- Jeff Snyder jasnyder@uw.edu
- Zorah Fung zorahf@uw.edu
The United States Migration Explorer uses 2012 American Community Survey data to allow you to explore migration patterns to and from states in the US.
The map is colored in seven quantiles. In "source mode", by selecting a state or country, the user can see migration patterns from that region, or what state people born in the selected region currently live in. In this mode, states are colored by the ratio of (immigrants to that state from the selected region) / (that state's total population). Darker colors signify a higher ratio.
In "destination mode", by selecting a state, the user can see migration patterns to that state, or what state or country residents of the selected state were born in. In this mode, regions are colored by the ratio of (emigrants from that region to the selected state) / (the selected state's total population). Again, darker colors signify a higher ratio.
A toggle button switches modes. For both modes, we provide details on demand by hovering. The map can be zoomed and translated via mouse clicks and drags.

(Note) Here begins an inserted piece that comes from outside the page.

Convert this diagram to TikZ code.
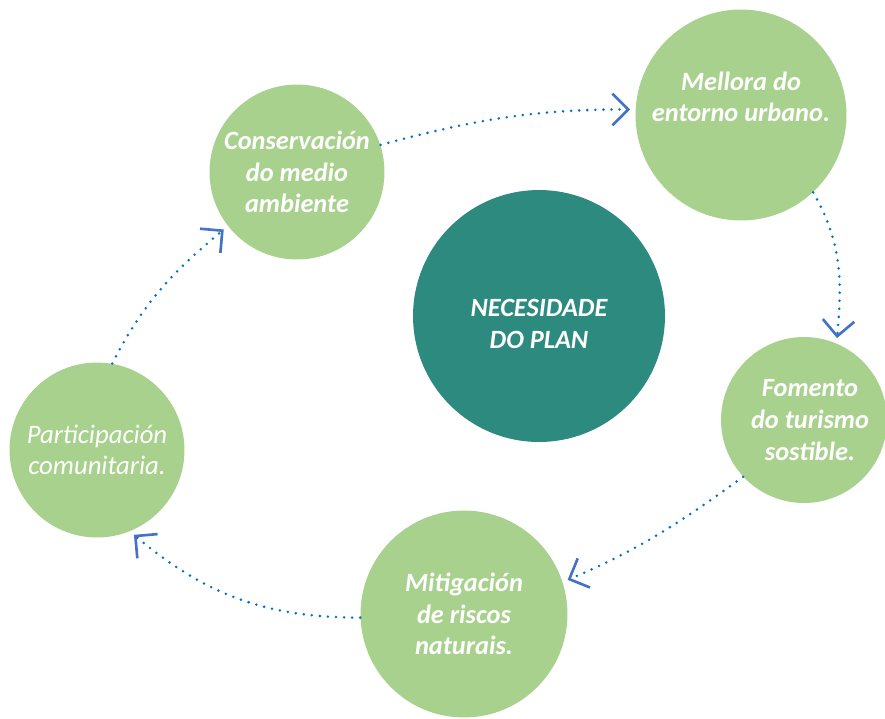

Access our visualization at http://cse512-14w.github.io/a3-jasnyder-zorahf/ or download this repository and run python -m SimpleHTTPServer 9000
and access this from http://localhost:9000/.
As it turns out, our original idea was a bit more work than we anticipated (surprise!), especially given that we were not very familiar with d3 and javascript. Not only was the animation execessively complex to implement, displaying connecting lines between source and destination locations made the map extremely cluttered and hard to read -- our graph of connections is extremely dense! Using dots to represent individuals would have cluttered the screen even more, given that our original data has 15,000,000 rows. Therefore, we decided to change our mapping to a chloropleth color mapping. We originally mapped color to the raw number of people that migrated from source to destination. However, this displayed the uninteresting trend that larger states have more immigrants. Therefore, we changed to a ratio representation, where the value of the color scale represented the percentage of residents of a given state from the selected country. We believe that this highlights many interesting trends. Try it out and see for yourself!
Every part of the process took longer than we originally aniticipated. We spent a long time selecting and trimming our data set, brainstorming different questions that users might ask, and iterating through visualization ideas until we settled on a final storyboard. We then spent a few more hours sifting through examples of geographic d3 visualizations, both to use as a base, as well as to give ourselves an idea of the range of possibilities. While developing the visualization itself, we coded and updated our data in parallel. Much of our time (many, many hours) was sunk into reformatting or modifying imperfect data, much of which had to be done either programmatically or manually. We used many different data sources to connect map polygons to rows of census data, country names, and ISO country codes. We worked through all of our problems together as a pair (rather than separately in parallel) from start to finish. Overall, we spent perhaps 40 man-hours collecting data and dealing with data issues and 30 man-hours coding.